После инфернальной Черепахи, после того, как впервые в жизни пила украинский самогон в комнате с чужими мужскими портретами и мёртвой лисой (с), проспав два часа, я поехала утром забирать заказ из Озона. Сидела в десятом часу на пустой автобусной остановке на Китай-городе, глотала минералку, смотрела на флегматичных голубей и прокручивала в голове наши ночные разговоры, а о чём ещё могут говорить три девушки под кальян и виски из канистры, когда о театре и сексе уже говорено, если не о любви.

И вспомнила Катино - адресованное моей Наденьке: «Ты вот веришь в любовь оптимистично, веришь в "И жили они долго счастливо", в то, что всё будет хорошо. А мы с Морой, влюбляясь, верим в любовь пессимистично - верим в то, что люди встречаются, влюбляются, а через полтора месяца всё это заканчивается крахом. Мы думаем так изначально».

В этом, в сущности, вся правда. Слишком опасливая, трепетнее ночной фиалки, с мужчинами, слишком напористая или слишком тихо-отстраненная с девушками, - я всегда априори буду ждать конца ещё в самом начале. Мне чертовски нужен кто-то, кого это не испугает, кто-то, кто будем мне не «другом с привилегиями» и не тихой гаванью, кто-то, кто придёт, сядет на край моей постели, пожмёт плечами и скажет: «Ну вот, я пришел-пришла к тебе навсегда. Посижу тут немножко. Да, прямо здесь. Месяц - или полтора, или два, или сколько ты там собиралась разочаровываться в любви. Чтобы доказать тебе, что ты не права, и показать тебе, насколько».

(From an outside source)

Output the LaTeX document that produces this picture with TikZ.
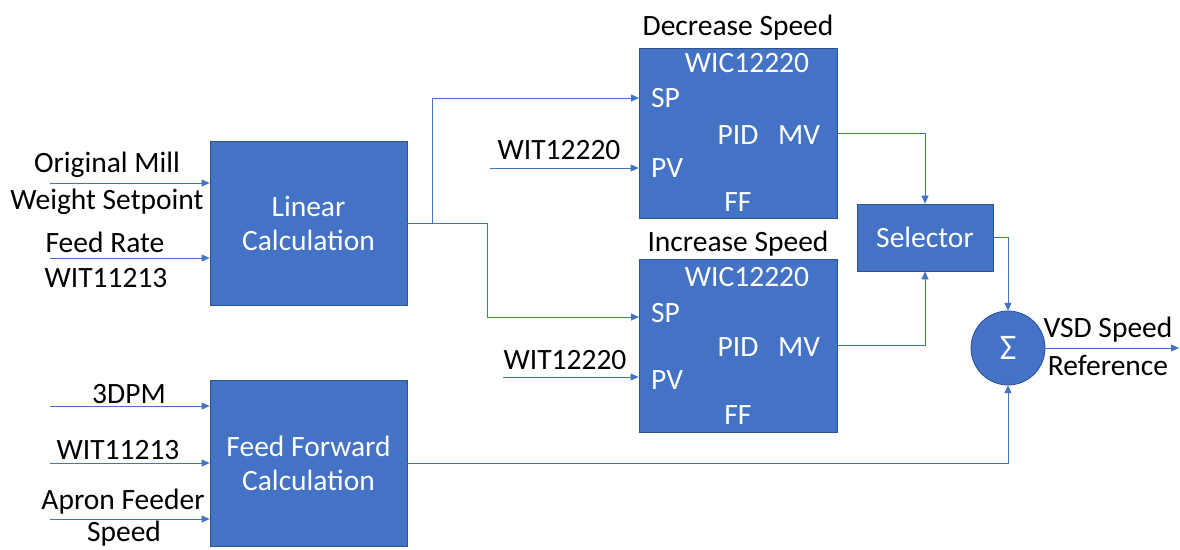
\documentclass[tikz,border=0pt]{standalone}
\usepackage{fontspec}
\setmainfont{Carlito}
\usetikzlibrary{arrows.meta}

\definecolor{offblue}{HTML}{4472C4}
\definecolor{offedge}{HTML}{2F528F}

\tikzset{
	blk/.style = {draw = offedge, line width = .8pt, fill = offblue, text = white, align = center, inner sep = 0pt},
	flow/.style = {draw = offblue, line width = .8pt, -{Triangle[length = 8pt, width = 7pt]}},
	wire/.style = {draw = offblue, line width = .8pt},
	lbl/.style = {inner sep = 0pt, align = center},
	port/.style = {inner sep = 0pt, text = white}
}

\begin{document}
\begin{tikzpicture}[x = 1pt, y = -1pt, font = \fontsize{29.5}{34}\selectfont]
	\useasboundingbox (0,0) rectangle (1180,549);
	% blocks
	\node [blk, minimum width = 197, minimum height = 164] (lin) at (308.5,223) {Linear\\Calculation};
	\node [blk, minimum width = 197, minimum height = 166] (ff) at (308.5,463) {Feed Forward\\Calculation};
	\node [blk, minimum width = 198, minimum height = 170] (dpid) at (738,133) {};
	\node [blk, minimum width = 198, minimum height = 173] (ipid) at (738,345.5) {};
	\node [blk, minimum width = 136, minimum height = 67] (sel) at (925,237.5) {Selector};
	\draw [offedge, line width = .8pt, fill = offblue] (1008,348) circle [radius = 37];
	\node [port, minimum size = 74, font = \fontsize{36}{36}\selectfont] (sum) at (1008,348) {Σ};

	% pid ports
	\node [port] (dtag) at (747,63) {WIC12220};
	\node [port, anchor = west] (dsplbl) at (651,98) {SP};
	\node [port] (dpidlbl) at (738,135) {PID};
	\node [port] (dmv) at (799,135) {MV};
	\node [port, anchor = west] (dpvlbl) at (651,168) {PV};
	\node [port] (dfflbl) at (738,202) {FF};
	\node [port] (itag) at (747,277) {WIC12220};
	\node [port, anchor = west] (isplbl) at (651,313) {SP};
	\node [port] (ipidlbl) at (738,347) {PID};
	\node [port] (imv) at (799,347) {MV};
	\node [port, anchor = west] (ipvlbl) at (651,380) {PV};
	\node [port] (ifflbl) at (738,415) {FF};

	% titles
	\node [lbl] (dtitle) at (738,28) {Decrease Speed};
	\node [lbl] (ititle) at (738,244) {Increase Speed};

	% input labels
	\node [lbl] (omlbl) at (107,165) {Original Mill};
	\node [lbl] (wslbl) at (107,202) {Weight Setpoint};
	\node [lbl] (frlbl) at (105,242) {Feed Rate};
	\node [lbl] (wit1lbl) at (106,278) {WIT11213};
	\node [lbl] (dpmlbl) at (129,394) {3DPM};
	\node [lbl] (wit2lbl) at (118,450) {WIT11213};
	\node [lbl] (aflbl) at (123,502) {Apron Feeder};
	\node [lbl] (splbl) at (124,534) {Speed};
	\node [lbl] (wdlbl) at (559,150) {WIT12220};
	\node [lbl] (wilbl) at (565,360) {WIT12220};
	\node [lbl] (vsdlbl) at (1108,330) {VSD Speed};
	\node [lbl] (reflbl) at (1108,365) {Reference};

	% free ends
	\coordinate (in1) at (50,183);
	\coordinate (in2) at (50,258);
	\coordinate (in3) at (50,406);
	\coordinate (in4) at (50,463);
	\coordinate (in5) at (50,519);
	\coordinate (wd) at (490,168);
	\coordinate (wi) at (503,377);
	\coordinate (dsp) at (639,98);
	\coordinate (isp) at (639,317);
	\coordinate (out) at (1179,348);

	% connectors
	\draw [flow] (in1) -- (lin.west |- in1);
	\draw [flow] (in2) -- (lin.west |- in2);
	\draw [flow] (in3) -- (ff.west |- in3);
	\draw [flow] (in4) -- (ff.west |- in4);
	\draw [flow] (in5) -- (ff.west |- in5);
	\draw [flow] (lin.east) -- (432,223) |- (dsp);
	\draw [flow] (lin.east) -| (487,317) -- (isp);
	\draw [flow] (wd) -- (dpid.west |- wd);
	\draw [flow] (wi) -- (ipid.west |- wi);
	\draw [flow] (dpid.east) -| (sel.north);
	\draw [flow] (ipid.east) -| (sel.south);
	\draw [flow] (sel.east) -| (sum.north);
	\draw [flow] (ff.east) -| (sum.south);
	\draw [flow] (sum.east) -- (out);
\end{tikzpicture}
\end{document}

Об этом очень хорошо думалось свежим октябрьским утром на полупустой улице. Хорошо думалось именно после Черепахи, мнится мне, - после того, как накануне я побыла так близко к очередному прошедшему мимо меня, по касательной к моей жизни, человеку, к очередной несбыточной огромной своей любви - никогда не умела разделять их на более реальные и менее реальные, знаете. Умела только вдыхать край и крах. И я не знаю, что будет дальше.